In the green grass of the church courtyard, Jidraph Muiruri, a Kikuyu mason, was among scores of people camped out amid foam mattresses and heaps of belongings. He said Kalenjin gangs burned 50 homes in his neighborhood and then warned the remaining residents to leave.
"They said they'd burn all the houses -- and us -- if we didn't go by 9 a.m.," he said, adding that he recognized people with whom he had traded timber and milk for years. "They want us to go back to our motherland."
The fundamental problem, he said, was a flawed election that had polarized communities against Kikuyus, who have been demonized for what many perceive as government favoritism.
"They see us as Kikuyu, not Kenyan," Muiruri said.
On the edge of town, the remains of the Assemblies of God church still smoldered Wednesday, a day after the attack.
Strewn about were piles of corn, cooking pots, half-melted thermos bottles, a baby's shoe, a boot and a tangled pile of charred bicycles. Though accounts of the attack varied, many survivors said they had fled to the church after their homes were burned.
They were cooking beans, washing clothes and trying to go about their daily life when the fighters appeared in the distance, across a fallow field. The men were singing and looting farms of cows and goats along the way, witnesses said.

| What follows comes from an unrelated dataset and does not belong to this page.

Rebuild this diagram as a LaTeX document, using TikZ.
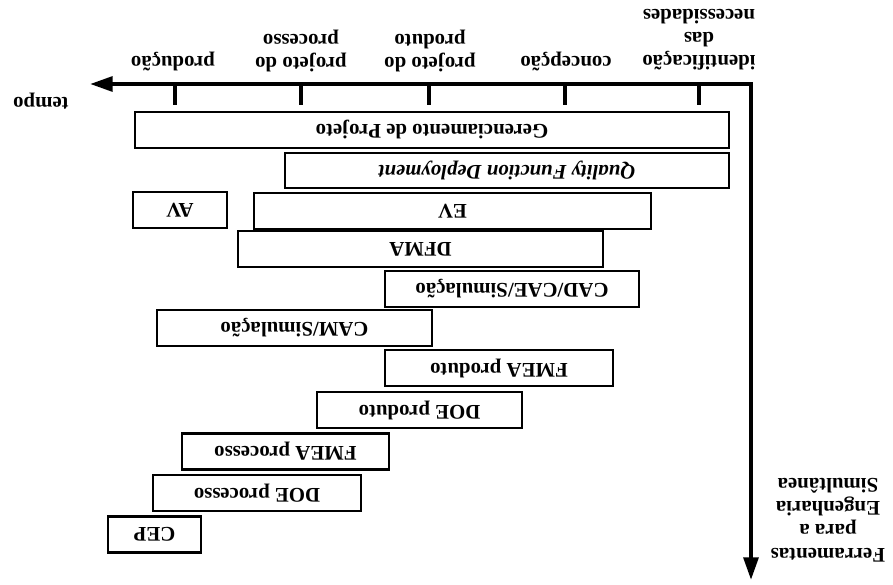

"They were burning houses," said Joseph Mugweru, 50, who was at the church and saw them coming.
Some of the men at the church prepared to defend themselves; women, the elderly and children huddled inside. And as the fighters approached, Mugweru said, he noticed several of his neighbors among them.
"Even some were calling us by name," he said. "They were murmuring in their own language. Then they came all at once."
The men at the church were overwhelmed. Some of the people fled into the field, but others were forced back into the church and trapped. Then the flames came, and, according to one survivor, "people started falling on one another at the door."
"The fire was too much," the woman said, speaking on condition of anonymity because she feared another attack.
She said two babies, 3 days and 8 months old, were among the dead.
Red Cross officials pulled 14 bodies from the rubble, fewer victims than originally feared, though the count might rise. Most of the bodies were burned so thoroughly that it was difficult to determine their sex.
Three bodies were found outside with gashes to the head.
At a hospital Wednesday, dozens of survivors, including elderly men and babies, rested in a courtyard with burns on their faces, arms and legs.
One man said that although he was bitter, reconciliation with his old neighbors was still possible.
In Nairobi, international diplomats have been pressuring Kibaki and Odinga to reach a political compromise, though it was unclear whether Odinga's most strident supporters would accept anything less than their leader becoming president.
Inside the hospital, hallways were filled with hundreds more people with machete and arrow wounds. The bandaged survivors described marauding fighters sweeping through their neighborhoods, burning houses and beating anyone who did not flee.
Omar Aly, deputy director of the hospital and a resident of Eldoret for 20 years, said the fighting was "the worst I've seen."
"The emotions that have been generated are so intense," he said, referring to the convictions among opposition supporters that the vote was rigged. "People have been living together, and all of a sudden they are turning against their neighbors."